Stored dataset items
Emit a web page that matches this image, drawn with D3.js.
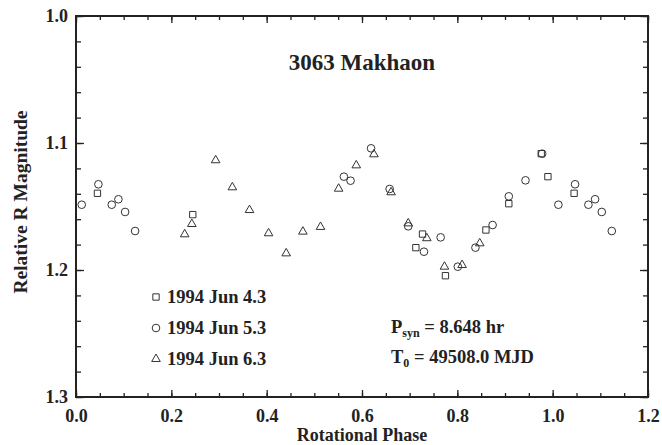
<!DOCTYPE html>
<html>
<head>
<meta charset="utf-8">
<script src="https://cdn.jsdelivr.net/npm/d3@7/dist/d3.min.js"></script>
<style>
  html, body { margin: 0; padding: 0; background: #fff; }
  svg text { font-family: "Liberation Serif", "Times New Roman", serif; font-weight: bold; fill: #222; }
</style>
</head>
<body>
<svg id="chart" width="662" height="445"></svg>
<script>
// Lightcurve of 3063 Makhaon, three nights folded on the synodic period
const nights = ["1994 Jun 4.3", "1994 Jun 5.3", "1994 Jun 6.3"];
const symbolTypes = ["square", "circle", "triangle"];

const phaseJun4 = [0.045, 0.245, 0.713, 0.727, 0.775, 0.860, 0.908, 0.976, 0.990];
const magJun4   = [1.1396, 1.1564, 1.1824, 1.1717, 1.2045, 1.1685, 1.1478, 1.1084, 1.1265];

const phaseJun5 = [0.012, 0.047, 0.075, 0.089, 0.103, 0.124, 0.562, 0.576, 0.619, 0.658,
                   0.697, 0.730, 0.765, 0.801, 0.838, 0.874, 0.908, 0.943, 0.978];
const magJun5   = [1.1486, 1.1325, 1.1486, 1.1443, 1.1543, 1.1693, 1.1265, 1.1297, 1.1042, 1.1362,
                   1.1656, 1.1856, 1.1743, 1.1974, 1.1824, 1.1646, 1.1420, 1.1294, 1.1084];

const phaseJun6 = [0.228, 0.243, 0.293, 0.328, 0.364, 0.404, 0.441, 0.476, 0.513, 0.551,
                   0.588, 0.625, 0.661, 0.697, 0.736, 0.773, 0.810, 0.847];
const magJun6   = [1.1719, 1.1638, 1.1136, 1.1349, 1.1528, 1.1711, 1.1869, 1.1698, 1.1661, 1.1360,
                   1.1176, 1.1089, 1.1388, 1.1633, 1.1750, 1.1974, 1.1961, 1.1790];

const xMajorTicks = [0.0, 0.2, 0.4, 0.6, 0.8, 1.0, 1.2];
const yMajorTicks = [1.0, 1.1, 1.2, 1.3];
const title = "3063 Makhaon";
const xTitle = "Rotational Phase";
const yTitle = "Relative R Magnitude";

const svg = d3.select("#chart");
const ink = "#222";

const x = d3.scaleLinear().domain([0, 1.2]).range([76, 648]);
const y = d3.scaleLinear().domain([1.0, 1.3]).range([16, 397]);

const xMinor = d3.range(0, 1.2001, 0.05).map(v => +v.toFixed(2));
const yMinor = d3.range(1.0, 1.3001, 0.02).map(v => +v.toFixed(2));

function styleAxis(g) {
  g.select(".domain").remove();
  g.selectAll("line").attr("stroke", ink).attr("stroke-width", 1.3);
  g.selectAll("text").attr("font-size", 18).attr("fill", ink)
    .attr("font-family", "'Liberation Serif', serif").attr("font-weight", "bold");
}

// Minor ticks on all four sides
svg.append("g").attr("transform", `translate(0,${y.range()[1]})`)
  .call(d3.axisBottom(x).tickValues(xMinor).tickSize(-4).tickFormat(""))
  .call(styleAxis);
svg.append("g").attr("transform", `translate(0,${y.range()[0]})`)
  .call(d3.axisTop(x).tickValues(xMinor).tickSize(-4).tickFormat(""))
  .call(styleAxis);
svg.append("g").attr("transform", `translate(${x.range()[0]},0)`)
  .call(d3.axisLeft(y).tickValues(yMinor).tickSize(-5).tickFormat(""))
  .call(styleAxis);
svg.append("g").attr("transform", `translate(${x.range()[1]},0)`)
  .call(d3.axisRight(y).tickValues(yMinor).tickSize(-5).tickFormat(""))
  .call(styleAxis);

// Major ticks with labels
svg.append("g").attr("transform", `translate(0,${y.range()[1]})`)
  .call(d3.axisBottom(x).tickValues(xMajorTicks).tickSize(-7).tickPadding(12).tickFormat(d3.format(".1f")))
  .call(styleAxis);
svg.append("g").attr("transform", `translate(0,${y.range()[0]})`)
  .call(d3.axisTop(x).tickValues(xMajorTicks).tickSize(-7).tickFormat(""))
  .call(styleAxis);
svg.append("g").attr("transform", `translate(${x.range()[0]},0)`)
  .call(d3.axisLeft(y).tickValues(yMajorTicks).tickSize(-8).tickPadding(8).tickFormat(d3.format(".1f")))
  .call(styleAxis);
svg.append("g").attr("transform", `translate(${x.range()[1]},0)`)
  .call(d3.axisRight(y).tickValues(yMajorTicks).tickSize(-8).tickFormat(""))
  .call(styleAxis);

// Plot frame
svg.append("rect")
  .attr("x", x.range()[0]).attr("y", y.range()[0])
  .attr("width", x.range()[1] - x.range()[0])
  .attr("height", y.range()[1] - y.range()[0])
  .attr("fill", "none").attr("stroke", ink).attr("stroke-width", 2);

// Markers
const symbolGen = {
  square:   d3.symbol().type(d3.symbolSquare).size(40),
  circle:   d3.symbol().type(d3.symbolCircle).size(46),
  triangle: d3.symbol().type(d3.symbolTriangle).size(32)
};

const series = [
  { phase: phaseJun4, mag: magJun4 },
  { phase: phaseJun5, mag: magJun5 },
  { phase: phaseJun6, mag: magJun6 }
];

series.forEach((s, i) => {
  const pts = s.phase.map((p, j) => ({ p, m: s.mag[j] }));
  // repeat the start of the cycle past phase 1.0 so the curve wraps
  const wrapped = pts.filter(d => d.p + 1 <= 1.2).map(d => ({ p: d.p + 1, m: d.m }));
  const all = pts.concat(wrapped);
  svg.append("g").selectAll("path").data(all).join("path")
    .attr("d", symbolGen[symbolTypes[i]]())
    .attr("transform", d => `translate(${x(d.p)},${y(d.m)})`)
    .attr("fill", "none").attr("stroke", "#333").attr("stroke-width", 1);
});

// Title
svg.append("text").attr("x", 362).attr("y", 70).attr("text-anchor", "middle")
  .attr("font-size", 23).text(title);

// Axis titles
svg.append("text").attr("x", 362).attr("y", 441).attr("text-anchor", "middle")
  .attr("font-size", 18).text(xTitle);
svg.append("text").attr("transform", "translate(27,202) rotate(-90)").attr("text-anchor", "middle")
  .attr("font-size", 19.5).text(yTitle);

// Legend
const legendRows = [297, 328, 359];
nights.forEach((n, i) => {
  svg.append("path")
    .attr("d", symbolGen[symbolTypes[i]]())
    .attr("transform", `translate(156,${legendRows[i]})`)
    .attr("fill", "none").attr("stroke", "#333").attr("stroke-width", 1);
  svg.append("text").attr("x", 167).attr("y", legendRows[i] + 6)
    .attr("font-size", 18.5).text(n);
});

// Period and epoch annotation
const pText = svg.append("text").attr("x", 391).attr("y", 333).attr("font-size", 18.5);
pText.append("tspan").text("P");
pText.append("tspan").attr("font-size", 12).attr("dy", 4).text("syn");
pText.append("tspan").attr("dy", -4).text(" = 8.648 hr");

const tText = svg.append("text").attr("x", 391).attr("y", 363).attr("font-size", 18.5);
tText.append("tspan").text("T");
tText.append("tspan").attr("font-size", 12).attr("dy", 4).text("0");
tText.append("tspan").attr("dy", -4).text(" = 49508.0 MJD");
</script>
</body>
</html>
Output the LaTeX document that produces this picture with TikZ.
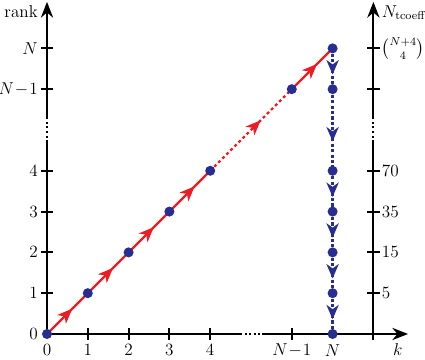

» TO BE DONE
Leave out the pictures and give the rest of the records again exactly.

» RIGHT ANSWER
Emit a web page that matches this image, drawn with D3.js.
<!DOCTYPE html>
<html>
<head>
<meta charset="utf-8">
<script src="https://cdn.jsdelivr.net/npm/d3@7/dist/d3.min.js"></script>
<style>
  html, body { margin: 0; padding: 0; background: #fff; }
  svg text { font-family: "Liberation Serif", "Times New Roman", serif; font-weight: bold; fill: #222; }
</style>
</head>
<body>
<svg id="chart" width="662" height="445"></svg>
<script>
// Lightcurve of 3063 Makhaon, three nights folded on the synodic period
const nights = ["1994 Jun 4.3", "1994 Jun 5.3", "1994 Jun 6.3"];
const symbolTypes = ["square", "circle", "triangle"];

const phaseJun4 = [0.045, 0.245, 0.713, 0.727, 0.775, 0.860, 0.908, 0.976, 0.990];
const magJun4   = [1.1396, 1.1564, 1.1824, 1.1717, 1.2045, 1.1685, 1.1478, 1.1084, 1.1265];

const phaseJun5 = [0.012, 0.047, 0.075, 0.089, 0.103, 0.124, 0.562, 0.576, 0.619, 0.658,
                   0.697, 0.730, 0.765, 0.801, 0.838, 0.874, 0.908, 0.943, 0.978];
const magJun5   = [1.1486, 1.1325, 1.1486, 1.1443, 1.1543, 1.1693, 1.1265, 1.1297, 1.1042, 1.1362,
                   1.1656, 1.1856, 1.1743, 1.1974, 1.1824, 1.1646, 1.1420, 1.1294, 1.1084];

const phaseJun6 = [0.228, 0.243, 0.293, 0.328, 0.364, 0.404, 0.441, 0.476, 0.513, 0.551,
                   0.588, 0.625, 0.661, 0.697, 0.736, 0.773, 0.810, 0.847];
const magJun6   = [1.1719, 1.1638, 1.1136, 1.1349, 1.1528, 1.1711, 1.1869, 1.1698, 1.1661, 1.1360,
                   1.1176, 1.1089, 1.1388, 1.1633, 1.1750, 1.1974, 1.1961, 1.1790];

const xMajorTicks = [0.0, 0.2, 0.4, 0.6, 0.8, 1.0, 1.2];
const yMajorTicks = [1.0, 1.1, 1.2, 1.3];
const title = "3063 Makhaon";
const xTitle = "Rotational Phase";
const yTitle = "Relative R Magnitude";

const svg = d3.select("#chart");
const ink = "#222";

const x = d3.scaleLinear().domain([0, 1.2]).range([76, 648]);
const y = d3.scaleLinear().domain([1.0, 1.3]).range([16, 397]);

const xMinor = d3.range(0, 1.2001, 0.05).map(v => +v.toFixed(2));
const yMinor = d3.range(1.0, 1.3001, 0.02).map(v => +v.toFixed(2));

function styleAxis(g) {
  g.select(".domain").remove();
  g.selectAll("line").attr("stroke", ink).attr("stroke-width", 1.3);
  g.selectAll("text").attr("font-size", 18).attr("fill", ink)
    .attr("font-family", "'Liberation Serif', serif").attr("font-weight", "bold");
}

// Minor ticks on all four sides
svg.append("g").attr("transform", `translate(0,${y.range()[1]})`)
  .call(d3.axisBottom(x).tickValues(xMinor).tickSize(-4).tickFormat(""))
  .call(styleAxis);
svg.append("g").attr("transform", `translate(0,${y.range()[0]})`)
  .call(d3.axisTop(x).tickValues(xMinor).tickSize(-4).tickFormat(""))
  .call(styleAxis);
svg.append("g").attr("transform", `translate(${x.range()[0]},0)`)
  .call(d3.axisLeft(y).tickValues(yMinor).tickSize(-5).tickFormat(""))
  .call(styleAxis);
svg.append("g").attr("transform", `translate(${x.range()[1]},0)`)
  .call(d3.axisRight(y).tickValues(yMinor).tickSize(-5).tickFormat(""))
  .call(styleAxis);

// Major ticks with labels
svg.append("g").attr("transform", `translate(0,${y.range()[1]})`)
  .call(d3.axisBottom(x).tickValues(xMajorTicks).tickSize(-7).tickPadding(12).tickFormat(d3.format(".1f")))
  .call(styleAxis);
svg.append("g").attr("transform", `translate(0,${y.range()[0]})`)
  .call(d3.axisTop(x).tickValues(xMajorTicks).tickSize(-7).tickFormat(""))
  .call(styleAxis);
svg.append("g").attr("transform", `translate(${x.range()[0]},0)`)
  .call(d3.axisLeft(y).tickValues(yMajorTicks).tickSize(-8).tickPadding(8).tickFormat(d3.format(".1f")))
  .call(styleAxis);
svg.append("g").attr("transform", `translate(${x.range()[1]},0)`)
  .call(d3.axisRight(y).tickValues(yMajorTicks).tickSize(-8).tickFormat(""))
  .call(styleAxis);

// Plot frame
svg.append("rect")
  .attr("x", x.range()[0]).attr("y", y.range()[0])
  .attr("width", x.range()[1] - x.range()[0])
  .attr("height", y.range()[1] - y.range()[0])
  .attr("fill", "none").attr("stroke", ink).attr("stroke-width", 2);

// Markers
const symbolGen = {
  square:   d3.symbol().type(d3.symbolSquare).size(40),
  circle:   d3.symbol().type(d3.symbolCircle).size(46),
  triangle: d3.symbol().type(d3.symbolTriangle).size(32)
};

const series = [
  { phase: phaseJun4, mag: magJun4 },
  { phase: phaseJun5, mag: magJun5 },
  { phase: phaseJun6, mag: magJun6 }
];

series.forEach((s, i) => {
  const pts = s.phase.map((p, j) => ({ p, m: s.mag[j] }));
  // repeat the start of the cycle past phase 1.0 so the curve wraps
  const wrapped = pts.filter(d => d.p + 1 <= 1.2).map(d => ({ p: d.p + 1, m: d.m }));
  const all = pts.concat(wrapped);
  svg.append("g").selectAll("path").data(all).join("path")
    .attr("d", symbolGen[symbolTypes[i]]())
    .attr("transform", d => `translate(${x(d.p)},${y(d.m)})`)
    .attr("fill", "none").attr("stroke", "#333").attr("stroke-width", 1);
});

// Title
svg.append("text").attr("x", 362).attr("y", 70).attr("text-anchor", "middle")
  .attr("font-size", 23).text(title);

// Axis titles
svg.append("text").attr("x", 362).attr("y", 441).attr("text-anchor", "middle")
  .attr("font-size", 18).text(xTitle);
svg.append("text").attr("transform", "translate(27,202) rotate(-90)").attr("text-anchor", "middle")
  .attr("font-size", 19.5).text(yTitle);

// Legend
const legendRows = [297, 328, 359];
nights.forEach((n, i) => {
  svg.append("path")
    .attr("d", symbolGen[symbolTypes[i]]())
    .attr("transform", `translate(156,${legendRows[i]})`)
    .attr("fill", "none").attr("stroke", "#333").attr("stroke-width", 1);
  svg.append("text").attr("x", 167).attr("y", legendRows[i] + 6)
    .attr("font-size", 18.5).text(n);
});

// Period and epoch annotation
const pText = svg.append("text").attr("x", 391).attr("y", 333).attr("font-size", 18.5);
pText.append("tspan").text("P");
pText.append("tspan").attr("font-size", 12).attr("dy", 4).text("syn");
pText.append("tspan").attr("dy", -4).text(" = 8.648 hr");

const tText = svg.append("text").attr("x", 391).attr("y", 363).attr("font-size", 18.5);
tText.append("tspan").text("T");
tText.append("tspan").attr("font-size", 12).attr("dy", 4).text("0");
tText.append("tspan").attr("dy", -4).text(" = 49508.0 MJD");
</script>
</body>
</html>
Output the LaTeX document that produces this picture with TikZ.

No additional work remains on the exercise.